None issuance of visa to SCOAN pilgrims truncated Air Namibia flights to Nigeria, says Deputy Prime Minister

THE Deputy Prime Minister and Minister of International Relations of Cooperation of Namibia, Netumbo Nandi-Ndaitwah, has identified non-issuance of visas to religious pilgrims coming to Nigeria as the major reason Air Namibia stopped scheduled flights to Nigeria.

She said the 2019 disagreement between Namibia and Nigeria led to the refusal of the Nigerian embassy in Namibia to issue visa to Namibian religious tourists on pilgrimage to Prophet T. B. Joshua’s Synagogue Church of All Nations (SCOAN), adding that Air Namibia had in May 24, 2019 suspended flight on Windhoek – Lagos – Accra routes.

The Namibian Deputy Prime Minister said this when she hosted a group of Nigerian tour operators and journalists in her office in Windhoek, the Namibian capital.

Answering questions on the current suspension of Air Namibia scheduled flights to Lagos- Accra, Nandi-Ndaitwah said “You know this is the second time it is closing. The problem is economic. The airline industry is not really doing well. We had the unfortunate situation last year.

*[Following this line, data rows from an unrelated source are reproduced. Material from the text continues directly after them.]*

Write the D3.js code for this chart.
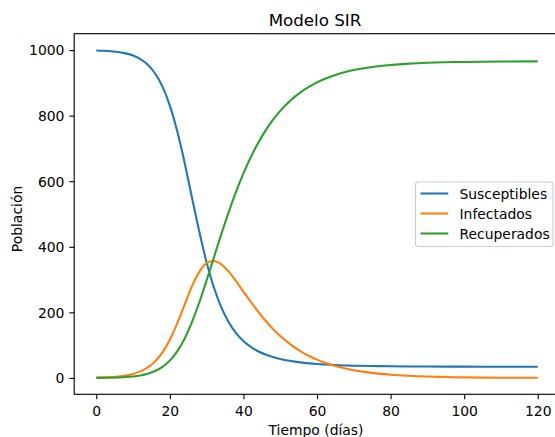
<!DOCTYPE html>
<html>
<head>
<meta charset="utf-8">
<script src="https://cdn.jsdelivr.net/npm/d3@7"></script>
<style>
  html, body { margin: 0; padding: 0; background: #fff; }
  svg { display: block; font-family: "DejaVu Sans", sans-serif; }
</style>
</head>
<body>
<svg id="chart" width="555" height="437"></svg>
<script>
// ---- data ----
const days = [0,2,4,6,8,10,12,14,16,18,20,22,24,26,28,30,32,34,36,38,40,42,44,46,48,50,52,54,56,58,60,62,64,66,68,70,75,80,85,90,95,100,110,120];
const susceptibles = [999,998.1,996.6,994.1,990.0,983.3,972.5,955.4,928.7,888.6,830.8,752.9,657.3,550.7,446.5,352.2,275.0,215.0,170.0,136.9,112.5,94.6,81.3,71.3,63.6,57.7,53.2,49.6,46.7,44.4,42.6,41.1,39.9,38.8,38.0,37.3,36.1,35.5,35.0,34.7,34.5,34.4,34.2,34.1];
const infectados = [1,1.6,2.7,4.5,7.4,12.2,19.9,31.8,50.4,77.9,116.5,166.3,223.1,279.2,323.4,349.9,356.5,346.1,324.1,295.1,263.5,232.1,201.9,174.5,149.6,127.7,109.0,92.3,78.2,66.1,55.8,47.1,39.7,33.4,28.1,23.6,15.3,9.9,6.4,4.1,2.7,1.7,0.7,0.3];
const recuperados = [0,0.3,0.7,1.4,2.6,4.5,7.6,12.8,20.9,33.5,52.7,80.8,119.6,170.1,230.1,297.9,368.5,438.9,505.9,568.0,624.0,673.3,716.8,754.2,786.8,814.6,837.8,858.1,875.1,889.4,901.6,911.8,920.4,927.8,933.9,939.0,948.6,954.6,958.6,961.2,962.9,963.9,965.1,965.6];
const seriesNames = ["Susceptibles", "Infectados", "Recuperados"];
const seriesColors = ["#1f77b4", "#ff7f0e", "#2ca02c"];
const xTicks = [0,20,40,60,80,100,120];
const yTicks = [0,200,400,600,800,1000];
const title = "Modelo SIR";
const xLabel = "Tiempo (días)";
const yLabel = "Población";

// ---- layout ----
const axLeft = 74.2, axRight = 559.8, axTop = 33.7, axBottom = 394.3;
const svg = d3.select("#chart");

const x = d3.scaleLinear().domain([-6, 126]).range([axLeft, axRight]);
const y = d3.scaleLinear().domain([-50, 1050]).range([axBottom, axTop]);

const seriesValues = [susceptibles, infectados, recuperados];

// lines
const line = d3.line().curve(d3.curveMonotoneX);
const plot = svg.append("g");
seriesValues.forEach((vals, k) => {
  plot.append("path")
    .attr("d", line(days.map((d, i) => [x(d), y(vals[i])])))
    .attr("fill", "none")
    .attr("stroke", seriesColors[k])
    .attr("stroke-width", 2.08)
    .attr("stroke-linejoin", "round")
    .attr("stroke-linecap", "butt");
});

// axes
const fmt = d3.format("d");
const xAxis = d3.axisBottom(x).tickValues(xTicks).tickFormat(fmt).tickSize(4.86).tickPadding(4.9).tickSizeOuter(0);
const yAxis = d3.axisLeft(y).tickValues(yTicks).tickFormat(fmt).tickSize(4.86).tickPadding(4.9).tickSizeOuter(0);

const gx = svg.append("g").attr("transform", `translate(0,${axBottom})`).call(xAxis);
const gy = svg.append("g").attr("transform", `translate(${axLeft},0)`).call(yAxis);
[gx, gy].forEach(g => {
  g.select(".domain").remove();
  g.selectAll(".tick line").attr("stroke", "#000").attr("stroke-width", 1.11);
  g.selectAll(".tick text").attr("fill", "#000").attr("font-size", "13.9px")
    .attr("font-family", "DejaVu Sans, sans-serif");
});
gx.selectAll(".tick text").attr("dy", null).attr("y", 21.7);
gy.selectAll(".tick text").attr("dy", "0.35em");

// spines
svg.append("rect")
  .attr("x", axLeft).attr("y", axTop)
  .attr("width", axRight - axLeft).attr("height", axBottom - axTop)
  .attr("fill", "none").attr("stroke", "#000").attr("stroke-width", 1.11);

// title and labels
const cx = (axLeft + axRight) / 2;
svg.append("text").attr("x", cx - 2).attr("y", 25.5)
  .attr("text-anchor", "middle").attr("font-size", "16.7px").attr("fill", "#000")
  .text(title);
svg.append("text").attr("x", cx - 1).attr("y", 434.5)
  .attr("text-anchor", "middle").attr("font-size", "13.9px").attr("fill", "#000")
  .text(xLabel);
svg.append("text")
  .attr("transform", `translate(22,219) rotate(-90)`)
  .attr("text-anchor", "middle").attr("font-size", "13.9px").attr("fill", "#000")
  .text(yLabel);

// legend
const lg = svg.append("g");
lg.append("rect")
  .attr("x", 415.5).attr("y", 182).attr("width", 137.5).attr("height", 64.5)
  .attr("rx", 2.8).attr("ry", 2.8)
  .attr("fill", "#fff").attr("fill-opacity", 0.8)
  .attr("stroke", "#cccccc").attr("stroke-width", 1.11);
seriesNames.forEach((name, k) => {
  const yy = 193.5 + k * 20;
  lg.append("line").attr("x1", 420.5).attr("x2", 448.3).attr("y1", yy).attr("y2", yy)
    .attr("stroke", seriesColors[k]).attr("stroke-width", 2.08);
  lg.append("text").attr("x", 459.5).attr("y", yy + 5)
    .attr("font-size", "13.9px").attr("fill", "#000").text(name);
});
</script>
</body>
</html>
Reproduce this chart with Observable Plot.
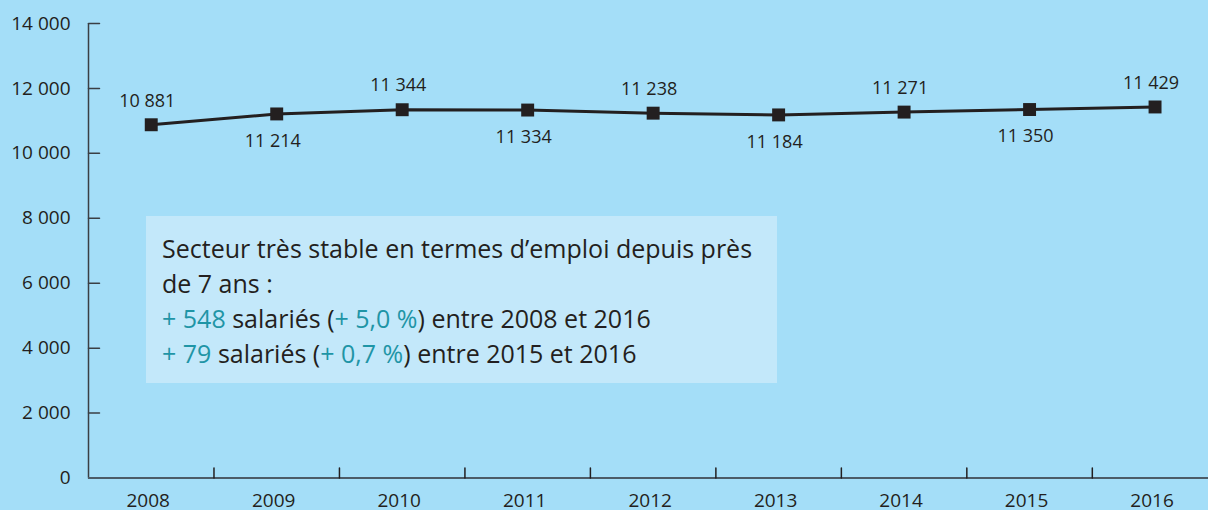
<!DOCTYPE html>
<html>
<head>
<meta charset="utf-8">
<script src="https://cdn.jsdelivr.net/npm/d3@7"></script>
<script src="https://cdn.jsdelivr.net/npm/@observablehq/plot@0.6"></script>
<style>
  html, body { margin: 0; padding: 0; background: #a4def8; }
  #wrap { position: relative; width: 1208px; height: 510px; background: #a4def8; overflow: hidden; font-family: "Open Sans", sans-serif; }
  #note { position: absolute; left: 146px; top: 216px; width: 631px; height: 167px; box-sizing: border-box;
          background: #c3e8fa; padding: 15px 0 0 16px; font-size: 25px; line-height: 35px; color: #231f20; }
  #note .acc { color: #1f95a6; }
</style>
</head>
<body>
<div id="wrap"></div>
<script>
// ---- data ----
const years = [2008, 2009, 2010, 2011, 2012, 2013, 2014, 2015, 2016];
const salaries = [10881, 11214, 11344, 11334, 11238, 11184, 11271, 11350, 11429];
const labelSide = ["above", "below", "above", "below", "above", "below", "above", "below", "above"];
const yTicks = [0, 2000, 4000, 6000, 8000, 10000, 12000, 14000];
const xDomain = [2007.5, 2016.426];
const yDomain = [0, 14000];
const noteLines = [
  [{t: "Secteur très stable en termes d’emploi depuis près", a: false}],
  [{t: "de 7 ans :", a: false}],
  [{t: "+ 548", a: true}, {t: " salariés (", a: false}, {t: "+ 5,0 %", a: true}, {t: ") entre 2008 et 2016", a: false}],
  [{t: "+ 79", a: true}, {t: " salariés (", a: false}, {t: "+ 0,7 %", a: true}, {t: ") entre 2015 et 2016", a: false}]
];

const fmt = d => d3.format(",")(d).replace(/,/g, " ");
const data = years.map((y, i) => ({year: y, value: salaries[i], side: labelSide[i]}));
const boundaries = years.slice(0, -1).map(y => y + 0.5);
const ink = "#231f20";
const tickShape = {draw(ctx, l) { ctx.moveTo(0, 0); ctx.lineTo(0, -l); }};

const chart = Plot.plot({
  width: 1208,
  height: 510,
  marginLeft: 88,
  marginRight: 0,
  marginTop: 23,
  marginBottom: 32.5,
  style: {background: "transparent", fontFamily: "'Open Sans', sans-serif", color: ink},
  x: {type: "linear", domain: xDomain, label: null},
  y: {domain: yDomain, label: null},
  marks: [
    Plot.axisY(yTicks, {tickSize: 0, tickPadding: 18, tickFormat: fmt, fontSize: 19, fill: ink, label: null}),
    Plot.axisX(years, {tickSize: 0, tickPadding: 15, tickFormat: d => String(d), fontSize: 19, fill: ink, dx: -3, label: null}),
    Plot.ruleX([xDomain[0]], {y1: yDomain[0], y2: yDomain[1], stroke: "#3a3f44", strokeWidth: 1.5}),
    Plot.vector(yTicks, {x: xDomain[0], y: d => d, length: 11, rotate: 90, anchor: "start", stroke: "#3a3f44", strokeWidth: 1.5, shape: tickShape}),
    Plot.ruleY([yDomain[0]], {stroke: "#4c5c68", strokeWidth: 2}),
    Plot.vector(boundaries, {x: d => d, y: yDomain[0], length: 10, rotate: 0, anchor: "start", stroke: ink, strokeWidth: 1.5, shape: tickShape}),
    Plot.line(data, {x: "year", y: "value", stroke: ink, strokeWidth: 3}),
    Plot.dot(data, {x: "year", y: "value", symbol: "square", r: 7.3, fill: ink, stroke: "none"}),
    Plot.text(data.filter(d => d.side === "above"), {x: "year", y: "value", text: d => fmt(d.value), dy: -24, dx: -4, fontSize: 18, fill: ink}),
    Plot.text(data.filter(d => d.side === "below"), {x: "year", y: "value", text: d => fmt(d.value), dy: 27, dx: -4, fontSize: 18, fill: ink})
  ]
});

const wrap = document.getElementById("wrap");
wrap.appendChild(chart);
chart.style.position = "absolute";
chart.style.left = "0";
chart.style.top = "0";

const note = document.createElement("div");
note.id = "note";
noteLines.forEach(line => {
  const div = document.createElement("div");
  line.forEach(seg => {
    const s = document.createElement("span");
    s.textContent = seg.t;
    if (seg.a) s.className = "acc";
    div.appendChild(s);
  });
  note.appendChild(div);
});
wrap.appendChild(note);
</script>
</body>
</html>
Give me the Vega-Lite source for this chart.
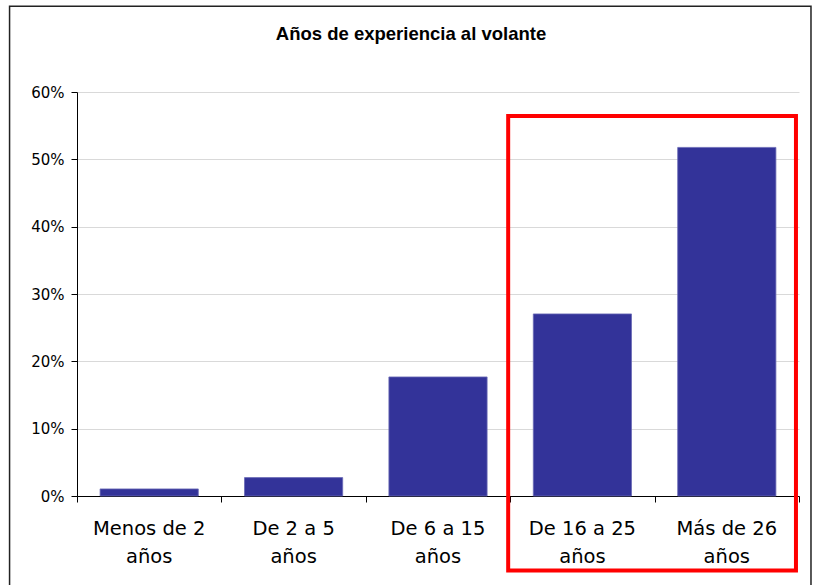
{
  "$schema": "https://vega.github.io/schema/vega-lite/v6.json",
  "width": 722,
  "height": 404,
  "autosize": {"type": "none"},
  "padding": {"left": 77, "top": 92, "right": 21, "bottom": 89},
  "background": "white",
  "config": {"view": {"stroke": null}, "font": "DejaVu Sans"},
  "title": {
    "text": "Años de experiencia al volante",
    "font": "Liberation Sans",
    "fontSize": 18.5,
    "fontWeight": "bold",
    "color": "#000000",
    "anchor": "middle",
    "frame": "group",
    "dx": -27,
    "offset": -38
  },
  "datasets": {
    "barras": [
      {"grupo": "Menos de 2 años", "porcentaje": 0.0105},
      {"grupo": "De 2 a 5 años", "porcentaje": 0.0273},
      {"grupo": "De 6 a 15 años", "porcentaje": 0.1768},
      {"grupo": "De 16 a 25 años", "porcentaje": 0.2704},
      {"grupo": "Más de 26 años", "porcentaje": 0.5177}
    ],
    "destacado": [
      {"desde": 2.986, "hasta": 4.979, "arriba": 0.5644, "abajo": -0.1106}
    ],
    "marco": [
      {"desde": -0.467, "hasta": 5.083, "arriba": 0.7275, "abajo": -0.2}
    ]
  },
  "layer": [
    {
      "data": {"name": "barras"},
      "mark": {"type": "bar", "color": "#333399", "width": {"band": 0.68}, "stroke": "#6a6ab5", "strokeWidth": 0.8},
      "encoding": {
        "x": {
          "field": "grupo",
          "type": "nominal",
          "sort": null,
          "scale": {"paddingInner": 0, "paddingOuter": 0},
          "axis": {
            "title": null,
            "ticks": false,
            "domain": false,
            "labelAngle": 0,
            "labelFont": "DejaVu Sans",
            "labelFontSize": 19.5,
            "labelColor": "#000000",
            "labelPadding": 23,
            "labelBaseline": "top",
            "labelLineHeight": 28,
            "labelExpr": "[slice(datum.label,0,lastindexof(datum.label,' ')), slice(datum.label,lastindexof(datum.label,' ')+1)]"
          }
        },
        "y": {
          "field": "porcentaje",
          "type": "quantitative",
          "scale": {"domain": [0, 0.6], "nice": false},
          "axis": {
            "title": null,
            "format": ".0%",
            "values": [0, 0.1, 0.2, 0.3, 0.4, 0.5, 0.6],
            "grid": true,
            "gridColor": "#d9d9d9",
            "gridWidth": 1,
            "domainColor": "#000000",
            "tickColor": "#000000",
            "tickSize": 6,
            "labelFont": "DejaVu Sans",
            "labelFontSize": 15,
            "labelColor": "#000000",
            "labelPadding": 7
          }
        }
      }
    },
    {
      "data": {"name": "destacado"},
      "mark": {"type": "rect", "fill": null, "stroke": "#ff0000", "strokeWidth": 4},
      "encoding": {
        "x": {
          "field": "desde",
          "type": "quantitative",
          "scale": {"domain": [0, 5], "nice": false, "zero": false},
          "axis": {
            "orient": "bottom",
            "title": null,
            "values": [0, 1, 2, 3, 4, 5],
            "labels": false,
            "grid": false,
            "domain": true,
            "domainColor": "#000000",
            "ticks": true,
            "tickColor": "#000000",
            "tickSize": 6
          }
        },
        "x2": {"field": "hasta"},
        "y": {"field": "arriba", "type": "quantitative"},
        "y2": {"field": "abajo"}
      }
    },
    {
      "data": {"name": "marco"},
      "mark": {"type": "rect", "fill": null, "stroke": "#222222", "strokeWidth": 1.5},
      "encoding": {
        "x": {
          "field": "desde",
          "type": "quantitative",
          "scale": {"domain": [0, 5], "nice": false, "zero": false},
          "axis": null
        },
        "x2": {"field": "hasta"},
        "y": {"field": "arriba", "type": "quantitative"},
        "y2": {"field": "abajo"}
      }
    }
  ],
  "resolve": {"scale": {"x": "independent"}, "axis": {"x": "independent"}}
}
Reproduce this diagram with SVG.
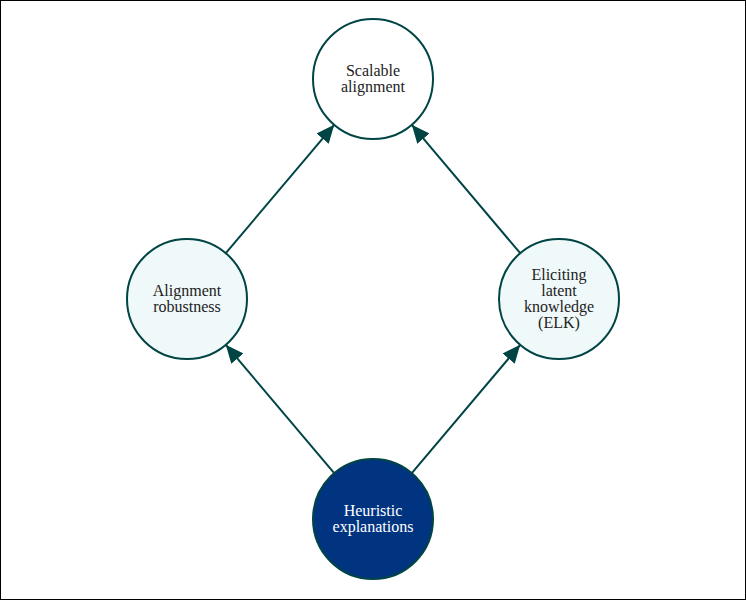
<svg xmlns="http://www.w3.org/2000/svg" width="746" height="600" viewBox="0 0 746 600">
<style>
.node{stroke:#004444;stroke-width:2}
.light{fill:#f0f9fa}
.white{fill:#ffffff}
.dark{fill:#003380}
text{font-family:"Liberation Serif","Times New Roman",serif;font-size:16px;text-anchor:middle;fill:#222}
.wt{fill:#ffffff}
.edge{stroke:#004444;stroke-width:2;fill:none;marker-end:url(#arr)}
</style>
<defs>
<marker id="arr" markerUnits="userSpaceOnUse" markerWidth="20" markerHeight="18" refX="18" refY="8" orient="auto" viewBox="0 0 20 16">
<path d="M0,0 L18,8 L0,16 Z" fill="#004444"/>
</marker>
</defs>
<rect x="0.5" y="0.5" width="745" height="599" fill="#ffffff" stroke="#000" stroke-width="1"/>
<g id="connectors">
<line class="edge" x1="225.8" y1="253.2" x2="334.2" y2="124.8"/>
<line class="edge" x1="520.2" y1="253.2" x2="411.8" y2="124.8"/>
<line class="edge" x1="334.2" y1="473.2" x2="225.8" y2="344.8"/>
<line class="edge" x1="411.8" y1="473.2" x2="520.2" y2="344.8"/>
</g>
<g id="scalable">
<circle class="node white" cx="373" cy="79" r="60"/>
<text x="373" y="76">Scalable</text>
<text x="373" y="92">alignment</text>
</g>
<g id="robustness">
<circle class="node light" cx="187" cy="299" r="60"/>
<text x="187" y="296">Alignment</text>
<text x="187" y="312">robustness</text>
</g>
<g id="elk">
<circle class="node light" cx="559" cy="299" r="60"/>
<text x="559" y="280">Eliciting</text>
<text x="559" y="296">latent</text>
<text x="559" y="312">knowledge</text>
<text x="559" y="328">(ELK)</text>
</g>
<g id="heuristic">
<circle class="node dark" cx="373" cy="519" r="60"/>
<text class="wt" x="373" y="516">Heuristic</text>
<text class="wt" x="373" y="532">explanations</text>
</g>
</svg>
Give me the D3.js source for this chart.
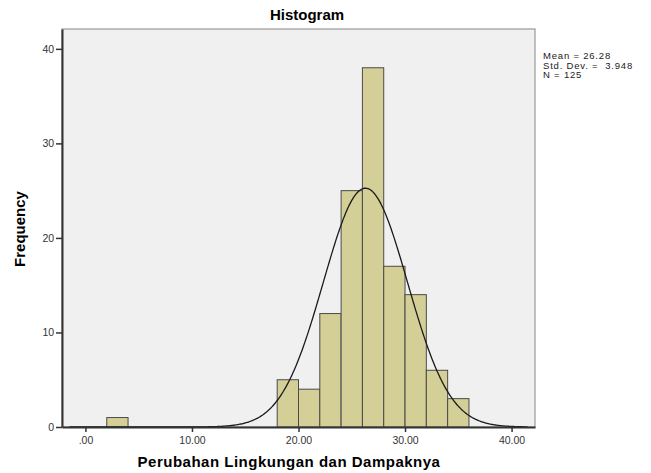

“When the Namibians could not get visas to Nigeria, especially most of the people who used to go in groups to T.B.Joshua’s church we have to flight to the route. The Namibian tourists used to go in groups and it was helpful to Air Namibia, but when the issuing of visas stopped and they could not go, the load for Air Namibia became so low, coupled with economic recession and difficulties in the airline business, they had to stop flying.

Also, you know the route connectivity was linked with Ghana, but the big load was not to Ghana, it was Nigeria. Notwithstanding, the air service agreement is still there.”

She, however reiterated the desire of her country to welcome Nigerian tourists and to continue to have closer relationship with Nigeria. “We have a very long history of relationship between Namibia and Nigeria. During our struggle, many young Namibians studied in Nigeria.

The Nigerian government was among the governments that accepted SWAPO and gave us all round support. In fact, there was a budget for SWAPO.  As you know in the Namibian struggle, at one time, we had frontline states that were very active. These were the countries in southern Africa.

They were called frontline because they were closer to Namibia. But Nigeria which is far became part of the struggle. So, when you go to records, you hear us talking about the frontline states and Nigeria.

This was because wherever the frontline states met to discuss the issue of Namibia, Nigeria was always there. It explained why, after independence, Nigeria was among the first country to establish diplomatic relations with Namibia and even opened an embassy in our country.

“I know what tourism can bring to a country. We have decided to promote tourism and specifically, we are looking at Africa. Unfortunately, for too long, as Africans, we never see ourselves as tourists. That means we never linked to one another. That is working against us.

“It is so gratifying that now we’ve realised that we must do something very seriously. We have seen that once there is an issue in Europe, our tourism suffers as an African country because we do not travel among ourselves.

“Of course of late we have noticed that there has been an increase of tourists coming from neighbouring countries: Angola, Botswana, South Africa, there has been that traffic.  We are now on our way to open up new doors.

“For Nigeria, which is a big economy, a big population, we really feel that together, we will be able to achieve our objectives.

“I am informed that in 2019, we had 744 Nigerian tourists. But that is a drop because the record of 2018 is 1500. We want these numbers to increase. Also, Namibians should be able to travel to Nigeria.  We feel that such a link will not only end up in tourism, it could also involve other economic activities talking about trade and investment between our two countries.

“Our heads of states have just adopted last year Africa Continental Free Trade Area. That is meant for African citizens to make use of. It is only when we do that we can realise Agenda 2063, which is Africa will become an industrialised continent.

“We are looking at Africans to build the continent and it is African citizens that are going to do that. Let us visit one another, let us know each other. That will help us. Namibian market has been a European market. Now we want to make it an African market.”